• _DIRECTIONS FOR THIS TASK_
The data must be written out once more, precisely as given.

• _SOURCE MATERIAL_
━━━━━━━━━━

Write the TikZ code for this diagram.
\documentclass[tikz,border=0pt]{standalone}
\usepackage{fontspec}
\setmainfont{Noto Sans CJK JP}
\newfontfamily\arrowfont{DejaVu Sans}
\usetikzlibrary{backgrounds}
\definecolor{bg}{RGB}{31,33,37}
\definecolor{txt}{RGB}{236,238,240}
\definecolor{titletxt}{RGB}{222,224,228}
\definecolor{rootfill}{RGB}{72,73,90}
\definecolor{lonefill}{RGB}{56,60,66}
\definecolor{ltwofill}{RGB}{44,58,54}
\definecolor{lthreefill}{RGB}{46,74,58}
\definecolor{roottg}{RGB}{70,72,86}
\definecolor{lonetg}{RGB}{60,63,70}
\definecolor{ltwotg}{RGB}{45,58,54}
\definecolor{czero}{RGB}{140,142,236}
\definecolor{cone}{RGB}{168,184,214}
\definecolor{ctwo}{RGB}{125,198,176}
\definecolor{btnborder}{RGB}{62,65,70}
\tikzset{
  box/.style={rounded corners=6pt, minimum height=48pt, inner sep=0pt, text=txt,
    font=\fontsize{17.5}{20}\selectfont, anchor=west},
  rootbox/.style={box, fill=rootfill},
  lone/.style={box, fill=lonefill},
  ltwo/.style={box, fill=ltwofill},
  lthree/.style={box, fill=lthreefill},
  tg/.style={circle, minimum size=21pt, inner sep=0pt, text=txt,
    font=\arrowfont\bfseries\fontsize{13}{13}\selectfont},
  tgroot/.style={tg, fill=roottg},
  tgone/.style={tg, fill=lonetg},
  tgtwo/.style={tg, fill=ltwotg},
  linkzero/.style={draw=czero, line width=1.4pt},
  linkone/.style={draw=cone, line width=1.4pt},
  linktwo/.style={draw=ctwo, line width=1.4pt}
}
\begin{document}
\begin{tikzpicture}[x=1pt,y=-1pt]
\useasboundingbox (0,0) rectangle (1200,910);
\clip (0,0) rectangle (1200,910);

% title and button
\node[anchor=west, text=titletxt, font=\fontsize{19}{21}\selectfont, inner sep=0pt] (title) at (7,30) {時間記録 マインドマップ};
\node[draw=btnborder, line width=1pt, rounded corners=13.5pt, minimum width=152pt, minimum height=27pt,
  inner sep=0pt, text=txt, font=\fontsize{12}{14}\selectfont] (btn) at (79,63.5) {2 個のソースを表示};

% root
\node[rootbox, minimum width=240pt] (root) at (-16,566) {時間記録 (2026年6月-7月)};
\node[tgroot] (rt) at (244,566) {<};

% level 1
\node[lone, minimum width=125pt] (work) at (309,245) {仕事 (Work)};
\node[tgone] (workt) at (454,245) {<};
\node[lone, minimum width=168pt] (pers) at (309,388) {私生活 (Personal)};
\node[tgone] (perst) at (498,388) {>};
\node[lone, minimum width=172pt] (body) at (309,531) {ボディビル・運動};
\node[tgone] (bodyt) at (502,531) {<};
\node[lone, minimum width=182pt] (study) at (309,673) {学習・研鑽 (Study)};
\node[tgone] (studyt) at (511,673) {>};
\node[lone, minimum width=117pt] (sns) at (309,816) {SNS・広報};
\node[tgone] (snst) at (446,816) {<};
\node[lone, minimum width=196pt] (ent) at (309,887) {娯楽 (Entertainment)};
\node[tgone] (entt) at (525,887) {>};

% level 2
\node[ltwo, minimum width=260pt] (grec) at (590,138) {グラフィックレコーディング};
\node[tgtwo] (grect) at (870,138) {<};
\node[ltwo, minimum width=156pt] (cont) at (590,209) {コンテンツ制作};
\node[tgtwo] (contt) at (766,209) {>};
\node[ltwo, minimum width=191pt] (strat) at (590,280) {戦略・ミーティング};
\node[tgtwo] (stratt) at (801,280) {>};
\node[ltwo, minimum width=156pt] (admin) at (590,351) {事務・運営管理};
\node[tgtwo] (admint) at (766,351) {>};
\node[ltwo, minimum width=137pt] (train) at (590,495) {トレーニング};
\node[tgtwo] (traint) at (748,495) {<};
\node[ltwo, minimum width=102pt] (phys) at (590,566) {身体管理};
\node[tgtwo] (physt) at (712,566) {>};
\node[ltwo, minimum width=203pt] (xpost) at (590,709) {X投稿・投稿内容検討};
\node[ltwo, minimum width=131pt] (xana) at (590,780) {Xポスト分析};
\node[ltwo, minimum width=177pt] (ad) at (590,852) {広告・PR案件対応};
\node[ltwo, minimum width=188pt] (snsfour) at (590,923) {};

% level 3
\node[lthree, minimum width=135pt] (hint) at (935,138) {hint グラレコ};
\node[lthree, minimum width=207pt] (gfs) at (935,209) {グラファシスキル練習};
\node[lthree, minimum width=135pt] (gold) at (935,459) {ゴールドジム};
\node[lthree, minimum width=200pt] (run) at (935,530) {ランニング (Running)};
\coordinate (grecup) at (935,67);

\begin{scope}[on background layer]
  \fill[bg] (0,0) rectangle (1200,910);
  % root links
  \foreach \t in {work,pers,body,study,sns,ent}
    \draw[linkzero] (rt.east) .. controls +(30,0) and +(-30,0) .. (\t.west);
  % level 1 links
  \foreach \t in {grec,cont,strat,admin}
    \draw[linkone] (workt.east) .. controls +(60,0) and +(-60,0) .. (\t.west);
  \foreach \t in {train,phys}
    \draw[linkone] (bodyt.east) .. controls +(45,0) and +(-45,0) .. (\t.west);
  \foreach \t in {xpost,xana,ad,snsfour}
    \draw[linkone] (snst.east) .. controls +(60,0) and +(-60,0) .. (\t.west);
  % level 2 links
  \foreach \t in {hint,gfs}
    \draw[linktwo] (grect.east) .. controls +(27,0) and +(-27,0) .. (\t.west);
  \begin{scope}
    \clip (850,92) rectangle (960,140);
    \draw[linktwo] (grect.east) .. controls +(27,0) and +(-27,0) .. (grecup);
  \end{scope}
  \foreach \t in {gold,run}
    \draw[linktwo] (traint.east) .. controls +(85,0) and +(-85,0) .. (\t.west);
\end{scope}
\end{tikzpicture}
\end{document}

━━━━━━━━━━

• _EXPECTED ANSWER_
Write the TikZ code for this diagram.
\documentclass[tikz,border=0pt]{standalone}
\usepackage{fontspec}
\setmainfont{Noto Sans CJK JP}
\newfontfamily\arrowfont{DejaVu Sans}
\usetikzlibrary{backgrounds}
\definecolor{bg}{RGB}{31,33,37}
\definecolor{txt}{RGB}{236,238,240}
\definecolor{titletxt}{RGB}{222,224,228}
\definecolor{rootfill}{RGB}{72,73,90}
\definecolor{lonefill}{RGB}{56,60,66}
\definecolor{ltwofill}{RGB}{44,58,54}
\definecolor{lthreefill}{RGB}{46,74,58}
\definecolor{roottg}{RGB}{70,72,86}
\definecolor{lonetg}{RGB}{60,63,70}
\definecolor{ltwotg}{RGB}{45,58,54}
\definecolor{czero}{RGB}{140,142,236}
\definecolor{cone}{RGB}{168,184,214}
\definecolor{ctwo}{RGB}{125,198,176}
\definecolor{btnborder}{RGB}{62,65,70}
\tikzset{
  box/.style={rounded corners=6pt, minimum height=48pt, inner sep=0pt, text=txt,
    font=\fontsize{17.5}{20}\selectfont, anchor=west},
  rootbox/.style={box, fill=rootfill},
  lone/.style={box, fill=lonefill},
  ltwo/.style={box, fill=ltwofill},
  lthree/.style={box, fill=lthreefill},
  tg/.style={circle, minimum size=21pt, inner sep=0pt, text=txt,
    font=\arrowfont\bfseries\fontsize{13}{13}\selectfont},
  tgroot/.style={tg, fill=roottg},
  tgone/.style={tg, fill=lonetg},
  tgtwo/.style={tg, fill=ltwotg},
  linkzero/.style={draw=czero, line width=1.4pt},
  linkone/.style={draw=cone, line width=1.4pt},
  linktwo/.style={draw=ctwo, line width=1.4pt}
}
\begin{document}
\begin{tikzpicture}[x=1pt,y=-1pt]
\useasboundingbox (0,0) rectangle (1200,910);
\clip (0,0) rectangle (1200,910);

% title and button
\node[anchor=west, text=titletxt, font=\fontsize{19}{21}\selectfont, inner sep=0pt] (title) at (7,30) {時間記録 マインドマップ};
\node[draw=btnborder, line width=1pt, rounded corners=13.5pt, minimum width=152pt, minimum height=27pt,
  inner sep=0pt, text=txt, font=\fontsize{12}{14}\selectfont] (btn) at (79,63.5) {2 個のソースを表示};

% root
\node[rootbox, minimum width=240pt] (root) at (-16,566) {時間記録 (2026年6月-7月)};
\node[tgroot] (rt) at (244,566) {<};

% level 1
\node[lone, minimum width=125pt] (work) at (309,245) {仕事 (Work)};
\node[tgone] (workt) at (454,245) {<};
\node[lone, minimum width=168pt] (pers) at (309,388) {私生活 (Personal)};
\node[tgone] (perst) at (498,388) {>};
\node[lone, minimum width=172pt] (body) at (309,531) {ボディビル・運動};
\node[tgone] (bodyt) at (502,531) {<};
\node[lone, minimum width=182pt] (study) at (309,673) {学習・研鑽 (Study)};
\node[tgone] (studyt) at (511,673) {>};
\node[lone, minimum width=117pt] (sns) at (309,816) {SNS・広報};
\node[tgone] (snst) at (446,816) {<};
\node[lone, minimum width=196pt] (ent) at (309,887) {娯楽 (Entertainment)};
\node[tgone] (entt) at (525,887) {>};

% level 2
\node[ltwo, minimum width=260pt] (grec) at (590,138) {グラフィックレコーディング};
\node[tgtwo] (grect) at (870,138) {<};
\node[ltwo, minimum width=156pt] (cont) at (590,209) {コンテンツ制作};
\node[tgtwo] (contt) at (766,209) {>};
\node[ltwo, minimum width=191pt] (strat) at (590,280) {戦略・ミーティング};
\node[tgtwo] (stratt) at (801,280) {>};
\node[ltwo, minimum width=156pt] (admin) at (590,351) {事務・運営管理};
\node[tgtwo] (admint) at (766,351) {>};
\node[ltwo, minimum width=137pt] (train) at (590,495) {トレーニング};
\node[tgtwo] (traint) at (748,495) {<};
\node[ltwo, minimum width=102pt] (phys) at (590,566) {身体管理};
\node[tgtwo] (physt) at (712,566) {>};
\node[ltwo, minimum width=203pt] (xpost) at (590,709) {X投稿・投稿内容検討};
\node[ltwo, minimum width=131pt] (xana) at (590,780) {Xポスト分析};
\node[ltwo, minimum width=177pt] (ad) at (590,852) {広告・PR案件対応};
\node[ltwo, minimum width=188pt] (snsfour) at (590,923) {};

% level 3
\node[lthree, minimum width=135pt] (hint) at (935,138) {hint グラレコ};
\node[lthree, minimum width=207pt] (gfs) at (935,209) {グラファシスキル練習};
\node[lthree, minimum width=135pt] (gold) at (935,459) {ゴールドジム};
\node[lthree, minimum width=200pt] (run) at (935,530) {ランニング (Running)};
\coordinate (grecup) at (935,67);

\begin{scope}[on background layer]
  \fill[bg] (0,0) rectangle (1200,910);
  % root links
  \foreach \t in {work,pers,body,study,sns,ent}
    \draw[linkzero] (rt.east) .. controls +(30,0) and +(-30,0) .. (\t.west);
  % level 1 links
  \foreach \t in {grec,cont,strat,admin}
    \draw[linkone] (workt.east) .. controls +(60,0) and +(-60,0) .. (\t.west);
  \foreach \t in {train,phys}
    \draw[linkone] (bodyt.east) .. controls +(45,0) and +(-45,0) .. (\t.west);
  \foreach \t in {xpost,xana,ad,snsfour}
    \draw[linkone] (snst.east) .. controls +(60,0) and +(-60,0) .. (\t.west);
  % level 2 links
  \foreach \t in {hint,gfs}
    \draw[linktwo] (grect.east) .. controls +(27,0) and +(-27,0) .. (\t.west);
  \begin{scope}
    \clip (850,92) rectangle (960,140);
    \draw[linktwo] (grect.east) .. controls +(27,0) and +(-27,0) .. (grecup);
  \end{scope}
  \foreach \t in {gold,run}
    \draw[linktwo] (traint.east) .. controls +(85,0) and +(-85,0) .. (\t.west);
\end{scope}
\end{tikzpicture}
\end{document}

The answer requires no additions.